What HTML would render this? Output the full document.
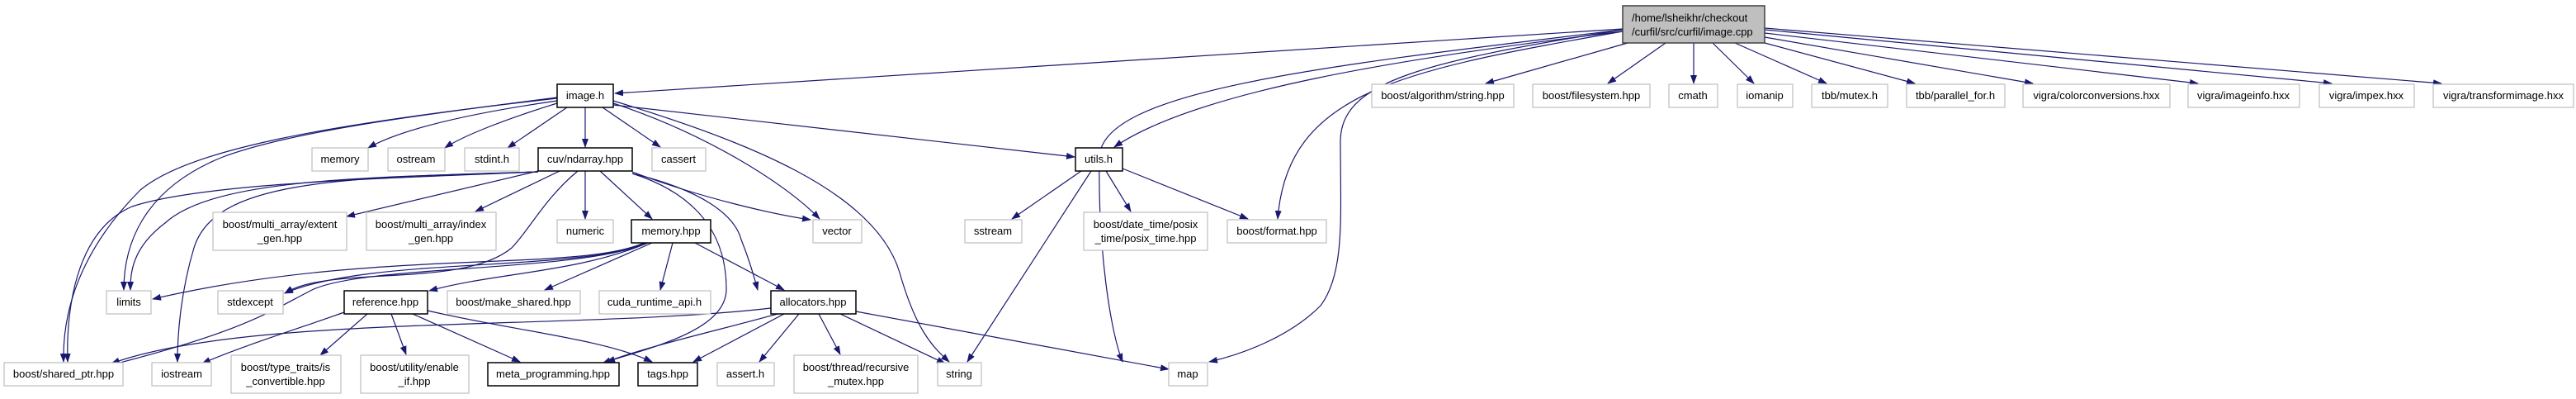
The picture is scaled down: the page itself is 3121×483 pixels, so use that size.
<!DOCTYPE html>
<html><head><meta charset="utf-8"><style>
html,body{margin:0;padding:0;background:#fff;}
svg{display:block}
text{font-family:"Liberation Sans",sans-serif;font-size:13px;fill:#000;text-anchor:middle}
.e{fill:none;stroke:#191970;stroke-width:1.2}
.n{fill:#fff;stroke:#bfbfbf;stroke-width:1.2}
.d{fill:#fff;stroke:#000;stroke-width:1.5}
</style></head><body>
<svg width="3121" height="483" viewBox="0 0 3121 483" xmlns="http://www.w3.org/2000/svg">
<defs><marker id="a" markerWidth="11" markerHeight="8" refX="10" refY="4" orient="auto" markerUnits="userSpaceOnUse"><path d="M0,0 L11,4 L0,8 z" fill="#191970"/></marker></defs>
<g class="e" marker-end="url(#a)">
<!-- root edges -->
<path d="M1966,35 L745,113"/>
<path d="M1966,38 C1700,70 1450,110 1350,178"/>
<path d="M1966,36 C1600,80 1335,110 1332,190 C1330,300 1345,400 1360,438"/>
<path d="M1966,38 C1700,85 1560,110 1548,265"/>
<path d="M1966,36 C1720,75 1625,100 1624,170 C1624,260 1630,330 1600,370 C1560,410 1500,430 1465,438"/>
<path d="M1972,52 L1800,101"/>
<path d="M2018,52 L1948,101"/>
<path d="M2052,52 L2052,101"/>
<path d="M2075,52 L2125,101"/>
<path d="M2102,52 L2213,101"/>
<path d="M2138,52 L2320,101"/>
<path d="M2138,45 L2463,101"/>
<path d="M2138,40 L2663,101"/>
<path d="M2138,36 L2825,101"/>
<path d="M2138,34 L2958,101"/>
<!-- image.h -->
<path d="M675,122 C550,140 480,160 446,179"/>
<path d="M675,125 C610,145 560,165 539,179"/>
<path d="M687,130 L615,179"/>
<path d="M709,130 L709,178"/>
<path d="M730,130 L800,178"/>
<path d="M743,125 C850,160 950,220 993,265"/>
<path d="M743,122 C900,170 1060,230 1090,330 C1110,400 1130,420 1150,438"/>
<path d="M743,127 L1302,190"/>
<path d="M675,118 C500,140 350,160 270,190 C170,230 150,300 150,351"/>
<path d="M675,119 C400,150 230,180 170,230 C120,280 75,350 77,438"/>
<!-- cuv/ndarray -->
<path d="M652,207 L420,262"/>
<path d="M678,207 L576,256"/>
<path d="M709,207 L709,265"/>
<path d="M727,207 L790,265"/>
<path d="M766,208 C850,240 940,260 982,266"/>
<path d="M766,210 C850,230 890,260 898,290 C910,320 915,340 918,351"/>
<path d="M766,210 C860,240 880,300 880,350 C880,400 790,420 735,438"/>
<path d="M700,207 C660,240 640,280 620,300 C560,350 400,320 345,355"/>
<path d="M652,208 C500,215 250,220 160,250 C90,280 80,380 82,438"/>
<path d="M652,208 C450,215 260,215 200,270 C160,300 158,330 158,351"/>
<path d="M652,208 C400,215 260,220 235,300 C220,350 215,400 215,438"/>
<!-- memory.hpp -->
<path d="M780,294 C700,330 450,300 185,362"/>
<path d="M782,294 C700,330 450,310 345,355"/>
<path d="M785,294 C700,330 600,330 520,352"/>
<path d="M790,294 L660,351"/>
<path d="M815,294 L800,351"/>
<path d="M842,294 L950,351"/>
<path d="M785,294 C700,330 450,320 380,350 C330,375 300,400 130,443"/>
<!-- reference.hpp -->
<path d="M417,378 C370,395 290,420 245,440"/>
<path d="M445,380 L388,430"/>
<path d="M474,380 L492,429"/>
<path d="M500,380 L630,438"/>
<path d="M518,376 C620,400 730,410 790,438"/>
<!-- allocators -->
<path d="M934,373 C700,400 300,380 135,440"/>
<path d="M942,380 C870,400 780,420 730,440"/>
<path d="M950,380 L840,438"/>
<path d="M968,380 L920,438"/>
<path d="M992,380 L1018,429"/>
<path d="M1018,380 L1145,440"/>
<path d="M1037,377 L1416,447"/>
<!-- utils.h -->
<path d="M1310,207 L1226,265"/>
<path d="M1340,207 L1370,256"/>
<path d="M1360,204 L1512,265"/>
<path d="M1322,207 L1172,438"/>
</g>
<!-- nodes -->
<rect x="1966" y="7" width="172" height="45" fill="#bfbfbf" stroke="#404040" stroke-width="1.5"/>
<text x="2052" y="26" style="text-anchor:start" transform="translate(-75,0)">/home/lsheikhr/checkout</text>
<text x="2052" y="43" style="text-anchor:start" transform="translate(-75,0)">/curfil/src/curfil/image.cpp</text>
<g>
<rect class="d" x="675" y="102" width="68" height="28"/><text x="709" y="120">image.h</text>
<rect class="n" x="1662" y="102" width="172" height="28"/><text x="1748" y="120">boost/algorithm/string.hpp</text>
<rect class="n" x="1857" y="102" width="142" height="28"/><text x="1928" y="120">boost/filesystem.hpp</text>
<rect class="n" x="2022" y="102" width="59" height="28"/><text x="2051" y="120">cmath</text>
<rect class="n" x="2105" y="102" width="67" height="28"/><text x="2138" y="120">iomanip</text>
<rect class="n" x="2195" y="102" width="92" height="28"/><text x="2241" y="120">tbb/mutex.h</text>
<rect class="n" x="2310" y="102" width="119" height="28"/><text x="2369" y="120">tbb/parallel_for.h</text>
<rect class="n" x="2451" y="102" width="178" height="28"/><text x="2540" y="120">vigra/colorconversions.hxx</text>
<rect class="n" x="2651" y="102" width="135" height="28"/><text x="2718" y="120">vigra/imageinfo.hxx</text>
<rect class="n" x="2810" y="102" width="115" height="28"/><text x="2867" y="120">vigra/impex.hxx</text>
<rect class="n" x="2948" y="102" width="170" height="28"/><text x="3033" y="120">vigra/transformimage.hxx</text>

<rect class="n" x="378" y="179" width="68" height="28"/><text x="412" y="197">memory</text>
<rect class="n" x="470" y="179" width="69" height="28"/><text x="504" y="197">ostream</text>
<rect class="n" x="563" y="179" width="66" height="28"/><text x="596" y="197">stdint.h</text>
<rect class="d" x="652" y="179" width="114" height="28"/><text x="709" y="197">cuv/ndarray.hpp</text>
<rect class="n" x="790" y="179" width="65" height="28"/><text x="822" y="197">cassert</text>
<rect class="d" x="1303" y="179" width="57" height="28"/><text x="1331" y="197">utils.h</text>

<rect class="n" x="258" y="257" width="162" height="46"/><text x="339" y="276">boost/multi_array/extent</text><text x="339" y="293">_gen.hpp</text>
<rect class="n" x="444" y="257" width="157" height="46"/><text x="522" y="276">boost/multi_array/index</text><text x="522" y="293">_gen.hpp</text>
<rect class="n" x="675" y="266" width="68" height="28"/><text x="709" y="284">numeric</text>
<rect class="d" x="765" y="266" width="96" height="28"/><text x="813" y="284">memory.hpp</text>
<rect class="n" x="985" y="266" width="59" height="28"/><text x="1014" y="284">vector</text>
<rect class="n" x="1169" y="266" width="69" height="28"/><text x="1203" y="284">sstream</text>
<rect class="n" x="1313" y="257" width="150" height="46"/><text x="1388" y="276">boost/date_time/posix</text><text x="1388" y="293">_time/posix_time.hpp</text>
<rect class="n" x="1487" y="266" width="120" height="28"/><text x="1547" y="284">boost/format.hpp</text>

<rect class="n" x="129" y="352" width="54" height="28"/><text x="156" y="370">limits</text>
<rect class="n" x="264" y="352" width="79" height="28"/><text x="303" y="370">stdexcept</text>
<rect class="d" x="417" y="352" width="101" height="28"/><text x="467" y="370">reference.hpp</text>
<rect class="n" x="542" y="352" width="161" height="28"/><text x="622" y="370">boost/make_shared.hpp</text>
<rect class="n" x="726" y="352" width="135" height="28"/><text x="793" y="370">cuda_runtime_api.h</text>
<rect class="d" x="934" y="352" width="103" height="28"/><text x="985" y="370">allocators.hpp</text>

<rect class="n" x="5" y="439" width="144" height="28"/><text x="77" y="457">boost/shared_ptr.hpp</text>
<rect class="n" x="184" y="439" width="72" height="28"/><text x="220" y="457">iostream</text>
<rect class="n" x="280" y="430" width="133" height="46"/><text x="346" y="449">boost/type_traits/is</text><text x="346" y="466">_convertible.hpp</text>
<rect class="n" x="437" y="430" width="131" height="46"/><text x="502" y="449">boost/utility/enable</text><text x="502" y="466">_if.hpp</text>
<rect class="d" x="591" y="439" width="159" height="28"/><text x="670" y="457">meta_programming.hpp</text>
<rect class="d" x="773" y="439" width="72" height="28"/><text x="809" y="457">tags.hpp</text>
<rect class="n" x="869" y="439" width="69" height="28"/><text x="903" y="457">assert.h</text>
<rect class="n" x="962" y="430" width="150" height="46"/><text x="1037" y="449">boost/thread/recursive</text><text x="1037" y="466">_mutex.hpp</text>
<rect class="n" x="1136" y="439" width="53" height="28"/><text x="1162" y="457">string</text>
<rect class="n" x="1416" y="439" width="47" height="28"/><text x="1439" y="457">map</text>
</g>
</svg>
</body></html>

### What is required
Each line of the data that includes the word "size" counts once; report the total and nothing more.

### Solution
2